===== COLLECTED DATA
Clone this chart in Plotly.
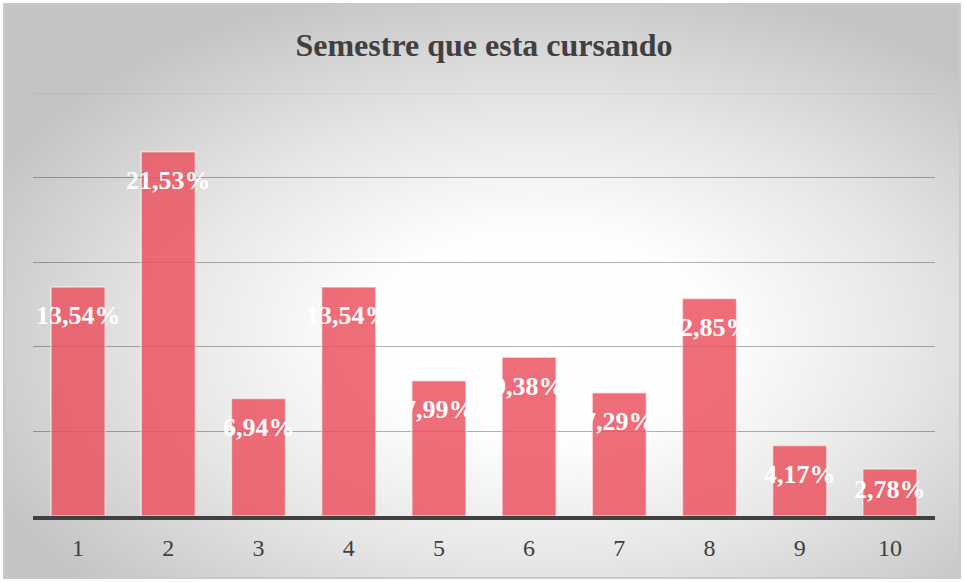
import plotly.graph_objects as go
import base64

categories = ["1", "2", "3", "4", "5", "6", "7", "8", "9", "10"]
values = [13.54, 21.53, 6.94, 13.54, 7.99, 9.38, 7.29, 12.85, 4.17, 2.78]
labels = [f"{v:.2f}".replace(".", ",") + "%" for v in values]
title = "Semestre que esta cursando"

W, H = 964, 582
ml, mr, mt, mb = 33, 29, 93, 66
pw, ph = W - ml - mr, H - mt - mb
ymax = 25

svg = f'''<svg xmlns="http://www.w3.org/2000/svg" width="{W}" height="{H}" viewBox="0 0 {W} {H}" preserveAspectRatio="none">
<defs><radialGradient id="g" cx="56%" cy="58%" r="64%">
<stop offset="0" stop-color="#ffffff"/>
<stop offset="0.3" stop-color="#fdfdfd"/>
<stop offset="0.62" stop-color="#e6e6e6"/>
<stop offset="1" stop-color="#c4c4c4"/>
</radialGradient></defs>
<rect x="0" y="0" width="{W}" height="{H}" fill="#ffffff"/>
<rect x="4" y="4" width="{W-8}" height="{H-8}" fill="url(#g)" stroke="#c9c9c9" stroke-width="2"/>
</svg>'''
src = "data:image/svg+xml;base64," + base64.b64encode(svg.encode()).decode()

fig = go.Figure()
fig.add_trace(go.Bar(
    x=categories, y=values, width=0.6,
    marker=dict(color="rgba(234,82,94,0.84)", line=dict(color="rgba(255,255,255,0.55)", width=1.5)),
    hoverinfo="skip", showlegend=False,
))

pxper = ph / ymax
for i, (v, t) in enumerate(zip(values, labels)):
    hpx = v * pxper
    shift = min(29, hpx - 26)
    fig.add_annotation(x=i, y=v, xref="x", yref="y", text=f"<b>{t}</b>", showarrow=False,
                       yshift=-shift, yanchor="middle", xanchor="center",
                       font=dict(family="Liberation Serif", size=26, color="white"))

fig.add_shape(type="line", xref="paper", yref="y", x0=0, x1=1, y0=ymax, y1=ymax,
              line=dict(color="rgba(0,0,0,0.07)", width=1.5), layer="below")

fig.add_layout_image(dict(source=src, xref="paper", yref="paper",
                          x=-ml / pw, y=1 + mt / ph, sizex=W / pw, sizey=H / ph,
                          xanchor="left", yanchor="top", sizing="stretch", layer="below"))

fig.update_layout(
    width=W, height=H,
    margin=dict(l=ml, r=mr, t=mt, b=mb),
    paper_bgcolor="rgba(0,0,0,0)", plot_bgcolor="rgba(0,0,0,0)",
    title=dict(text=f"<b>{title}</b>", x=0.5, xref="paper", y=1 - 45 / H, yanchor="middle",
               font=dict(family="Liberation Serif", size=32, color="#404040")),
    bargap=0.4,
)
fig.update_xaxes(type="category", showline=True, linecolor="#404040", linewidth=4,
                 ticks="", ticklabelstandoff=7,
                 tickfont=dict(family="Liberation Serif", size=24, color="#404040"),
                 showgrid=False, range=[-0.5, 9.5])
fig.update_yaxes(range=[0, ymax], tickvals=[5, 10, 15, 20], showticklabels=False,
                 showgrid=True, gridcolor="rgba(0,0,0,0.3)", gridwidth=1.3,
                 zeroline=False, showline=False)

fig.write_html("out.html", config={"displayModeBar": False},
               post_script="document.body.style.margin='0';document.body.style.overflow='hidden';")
==========
WHAT THIS TASK INVOLVES. The lines from the top of the data above through the one holding "import base64" are to be repeated exactly, and only those, with no pictures.

FINISHED ANSWER.
Clone this chart in Plotly.
import plotly.graph_objects as go
import base64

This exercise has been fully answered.